¿Una taza de café con estos escritores? #JuevesDeListas
El café es más que una bebida: es un ritual, un punto de encuentro y, para muchos escritores, el combustible indispensable para crear mundos enteros. Ernesto “Che” Guevara lo resumió con ironía y contundencia: “Si no hay café para todos, no habrá café para nadie”.
Desde hace siglos, esta infusión amarga ha acompañado vigilias, desvelos y páginas en blanco que más tarde se transformarían en clásicos de la literatura. Se dice que la Ilustración no hubiera alcanzado tal intensidad sin el café que mantenía en vela a filósofos y escritores. Hoy, aunque cambien las cafeteras y los escenarios, la costumbre sigue siendo la misma: café en mano, cuaderno abierto, ideas que hierven como el agua en ebullición.
Honoré de Balzac, autor de La comedia humana, fue un devoto irremediable del café. Llegaba a beber hasta 50 tazas al día, convencido de que solo así podía sostener sus maratónicas jornadas de escritura de 15 horas. Incluso masticaba granos de café cuando no había tiempo de prepararlo.
Pero si de excesos hablamos, Voltaire superaba a su compatriota: entre 50 y 70 tazas diarias lo mantenían en estado de lucidez y sarcasmo, listo para escribir Cándido o el optimismo. La paradoja es deliciosa: el siglo de las luces brilló también gracias a litros de café.
Más cerca de nuestra época, J. K. Rowling encontró en The Elephant House, en Edimburgo, el refugio y la chispa para dar vida a Harry Potter. Entre sorbo y sorbo, la escritora tejió un universo que marcaría a generaciones de lectores.
El portugués Fernando Pessoa, en cambio, prefería el histórico café A Brasileira, en Lisboa. Allí escribía en servilletas o cuadernos, acompañado de un café y un aguardiente. Mientras miraba pasar a Ophélia Queiroz, su gran amor, el café se mezclaba con la melancolía de sus versos.

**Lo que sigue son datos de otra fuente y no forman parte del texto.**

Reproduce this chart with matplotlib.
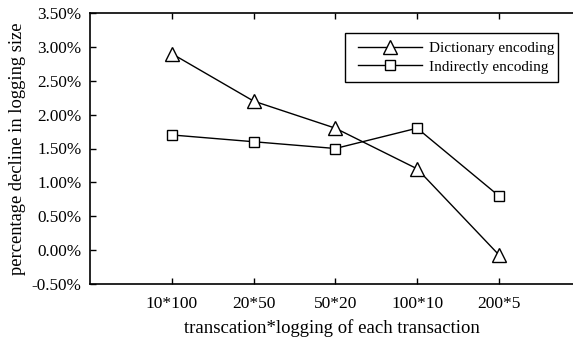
import matplotlib
matplotlib.use("Agg")
import matplotlib.pyplot as plt
from matplotlib.ticker import FuncFormatter
from matplotlib.patches import Rectangle

categories = ["10*100", "20*50", "50*20", "100*10", "200*5"]
dictionary_encoding = [2.9, 2.2, 1.8, 1.2, -0.07]
indirectly_encoding = [1.7, 1.6, 1.5, 1.8, 0.8]
y_ticks = [-0.5, 0.0, 0.5, 1.0, 1.5, 2.0, 2.5, 3.0, 3.5]

plt.rcParams["font.family"] = ["Liberation Serif", "DejaVu Serif"]

W, H = 573, 340
fig = plt.figure(figsize=(W / 100, H / 100), dpi=100)
ax = fig.add_axes([90 / W, 1 - 284 / H, 1 - 90 / W + 0.002, (284 - 13) / H])

x = list(range(1, len(categories) + 1))
ax.plot(x, dictionary_encoding, color="black", lw=1.0, marker="^", markersize=10,
        markerfacecolor="white", markeredgecolor="black", markeredgewidth=1.0,
        label="Dictionary encoding")
ax.plot(x, indirectly_encoding, color="black", lw=1.0, marker="s", markersize=7.3,
        markerfacecolor="white", markeredgecolor="black", markeredgewidth=1.0,
        label="Indirectly encoding")

ax.set_xlim(0, 5.92)
ax.set_ylim(-0.5, 3.5)
ax.set_xticks(x)
ax.set_xticklabels(categories)
ax.set_yticks(y_ticks)
ax.yaxis.set_major_formatter(FuncFormatter(lambda v, p: f"{v:.2f}%"))

ax.tick_params(axis="x", direction="in", top=True, bottom=True, length=4, width=1,
               labelsize=12.5, pad=9)
ax.tick_params(axis="y", direction="in", left=True, right=False, length=4, width=1,
               labelsize=12.3, pad=6)
ax.spines["right"].set_visible(False)
for s in ["left", "bottom", "top"]:
    ax.spines[s].set_linewidth(1.2)

ax.set_xlabel("transcation*logging of each transaction", fontsize=13.5, labelpad=5)
ax.set_ylabel("percentage decline in logging size", fontsize=13.3, labelpad=4)

# legend box drawn as a rectangle in figure pixels
fig.patches.append(Rectangle((345 / W, 1 - 82.3 / H), (558 - 345) / W, (82.3 - 33.3) / H,
                             transform=fig.transFigure, fill=False, edgecolor="black",
                             lw=1.0, zorder=5))
leg = fig.legend(loc="upper left", bbox_to_anchor=(358 / W, 1 - 41.5 / H), fontsize=11.0,
                 frameon=False, handlelength=4.2, borderpad=0.0, labelspacing=0.32,
                 handletextpad=0.45, borderaxespad=0)

fig.savefig("out.png", dpi=100)
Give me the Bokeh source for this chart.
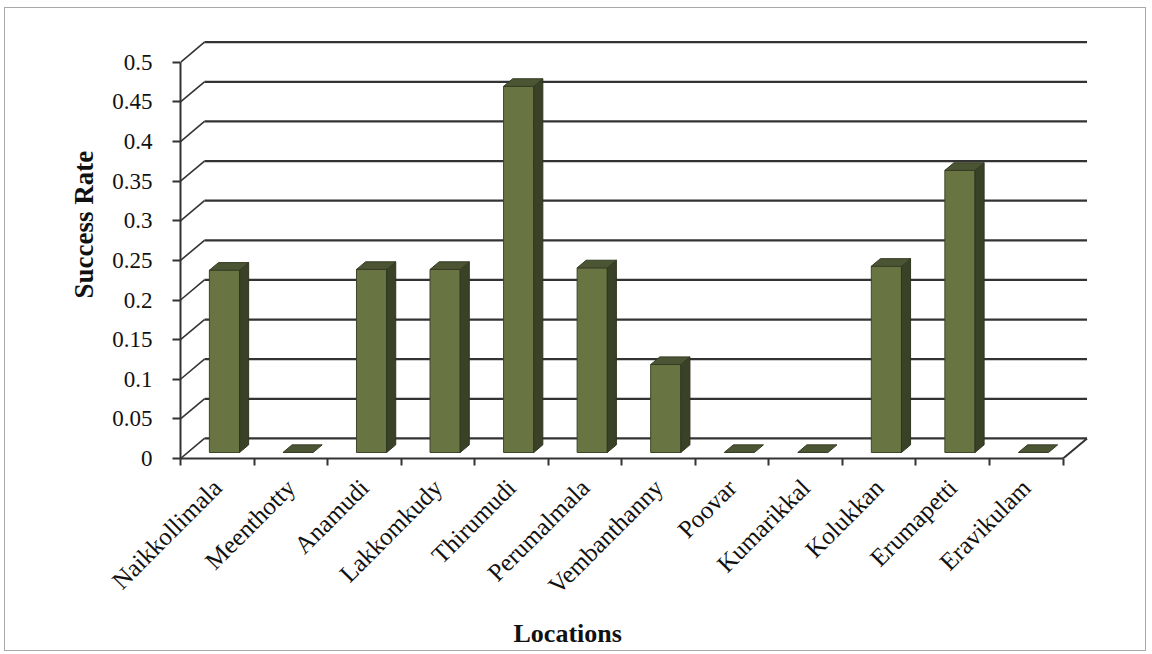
import numpy as np
from math import pi
from bokeh.plotting import figure
from bokeh.models import LinearAxis, FixedTicker, CustomJSTickFormatter, Range1d, Title
from bokeh.embed import file_html
from bokeh.resources import INLINE

# ---------------- data ----------------
locations = ["Naikkollimala", "Meenthotty", "Anamudi", "Lakkomkudy", "Thirumudi",
             "Perumalmala", "Vembanthanny", "Poovar", "Kumarikkal", "Kolukkan",
             "Erumapetti", "Eravikulam"]
success_rate = [0.23, 0.0, 0.231, 0.231, 0.462, 0.233, 0.111, 0.0, 0.0, 0.235, 0.356, 0.0]
y_ticks = [0, 0.05, 0.1, 0.15, 0.2, 0.25, 0.3, 0.35, 0.4, 0.45, 0.5]

# ---------------- pseudo-3D geometry (data units) ----------------
DX, DY = 0.326, 0.0253      # depth vector of the floor / back wall
BAR_W = 0.41                # bar front-face width
F0, F1 = 0.30, 0.68         # bar front / back depth fractions
n = len(locations)
xc = np.arange(n, dtype=float)
vals = np.array(success_rate)
X0, X1 = -0.5, n - 0.5

FONT = "Liberation Serif"
LINE = "#333333"

p = figure(width=1142, height=644,
           x_range=Range1d(X0, X1 + DX + 0.02), y_range=Range1d(0, 0.53),
           output_backend="svg", toolbar_location=None,
           x_axis_location=None, y_axis_location=None,
           min_border_left=175, min_border_right=59, min_border_top=30, min_border_bottom=194)
p.grid.visible = False
p.outline_line_color = None
p.background_fill_color = "white"
p.border_fill_color = "white"
p.styles = {"margin-left": "4px", "margin-top": "7px", "border": "1.5px solid #a8a8a8"}

# back wall gridlines
yt = np.array(y_ticks, dtype=float)
p.segment(x0=np.full_like(yt, X0 + DX), y0=yt + DY, x1=np.full_like(yt, X1 + DX), y1=yt + DY,
          line_color=LINE, line_width=2.2)
# side wall diagonals
p.segment(x0=np.full_like(yt, X0), y0=yt, x1=np.full_like(yt, X0 + DX), y1=yt + DY,
          line_color=LINE, line_width=1.6)
# floor right edge
p.segment(x0=[X1], y0=[0], x1=[X1 + DX], y1=[DY], line_color=LINE, line_width=2)

# bars
d = F1 - F0
left = xc + F0 * DX - BAR_W / 2
right = xc + F0 * DX + BAR_W / 2
bot = np.full(n, F0 * DY)
top = vals + F0 * DY
nz = vals > 0

p.quad(left=left[nz], right=right[nz], bottom=bot[nz], top=top[nz],
       fill_color="#687543", line_color="#3d4529", line_width=1)
side_xs = [[r, r + d * DX, r + d * DX, r] for r in right[nz]]
side_ys = [[b, b + d * DY, t + d * DY, t] for b, t in zip(bot[nz], top[nz])]
p.patches(side_xs, side_ys, fill_color="#394126", line_color="#2f3520", line_width=1)
top_xs = [[l, r, r + d * DX, l + d * DX] for l, r in zip(left, right)]
top_ys = [[t, t, t + d * DY, t + d * DY] for t in top]
p.patches(top_xs, top_ys, fill_color="#4b5433", line_color="#353c24", line_width=1)

# y axis (front)
yaxis = LinearAxis(ticker=FixedTicker(ticks=y_ticks),
                   formatter=CustomJSTickFormatter(code="return String(Math.round(tick*100)/100);"),
                   bounds=(0, 0.5))
yaxis.axis_line_color = LINE
yaxis.axis_line_width = 2
yaxis.major_tick_line_color = LINE
yaxis.major_tick_line_width = 2
yaxis.major_tick_out = 8
yaxis.major_tick_in = 0
yaxis.minor_tick_line_color = None
yaxis.major_label_standoff = 20
yaxis.major_label_text_font = FONT
yaxis.major_label_text_font_size = "23px"
yaxis.major_label_text_color = "#111111"
p.add_layout(yaxis, "left")

# x axis (front floor edge)
xaxis = LinearAxis(ticker=FixedTicker(ticks=list(range(n)), minor_ticks=[k - 0.5 for k in range(n + 1)]),
                   formatter=CustomJSTickFormatter(args=dict(names=locations),
                                                   code="const i = Math.round(tick); return (i >= 0 && i < names.length) ? names[i] : '';"),
                   bounds=(X0, X1))
xaxis.axis_line_color = LINE
xaxis.axis_line_width = 2.2
xaxis.major_tick_line_color = None
xaxis.major_tick_out = 0
xaxis.major_tick_in = 0
xaxis.minor_tick_line_color = LINE
xaxis.minor_tick_line_width = 2
xaxis.minor_tick_out = 7
xaxis.minor_tick_in = 0
xaxis.major_label_orientation = pi / 4
xaxis.major_label_standoff = 18
xaxis.major_label_text_font = FONT
xaxis.major_label_text_font_size = "25px"
xaxis.major_label_text_color = "#111111"
p.add_layout(xaxis, "below")

# axis titles
ytitle = Title(text="Success Rate", align="left", offset=160, standoff=22,
               text_font=FONT, text_font_style="bold", text_font_size="27px", text_color="#111111")
p.add_layout(ytitle, "left")
xtitle = Title(text="Locations", align="left", offset=333, standoff=10,
               text_font=FONT, text_font_style="bold", text_font_size="26px", text_color="#111111")
p.add_layout(xtitle, "below")

open("out.html", "w").write(file_html(p, INLINE))
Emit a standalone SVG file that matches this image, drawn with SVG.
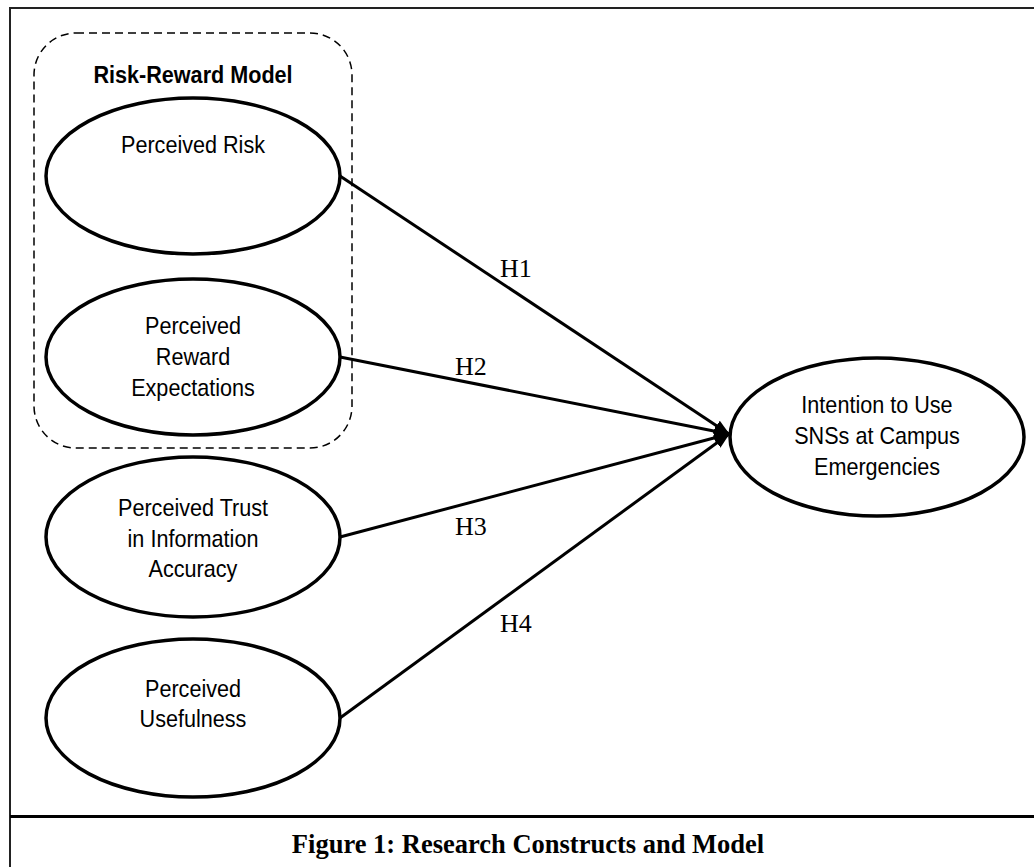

Federico García Lorca también frecuentaba cafés, a menudo en compañía de Dalí o Buñuel. Entre tazas y tertulias, el poeta granadino alimentó su imaginación y su vínculo con los círculos artísticos de su tiempo. El café era testigo de amores, debates y versos flamencos, como los del mítico Café de Chinitas.
El danés Søren Kierkegaard, por su parte, llevó la costumbre al terreno de la obsesión romántica. Acostumbraba beber café con grandes cantidades de azúcar y poseía una colección de 50 tazas distintas, convencido de que cada tema filosófico merecía un recipiente diferente. Tal vez la cafeína, y no solo el silencio, fue la verdadera chispa detrás de sus reflexiones existenciales.
El café, en fin, no solo despierta cuerpos: despierta pensamientos. Y entre sorbo y sorbo, ha dado forma a algunos de los universos literarios más brillantes de nuestra historia.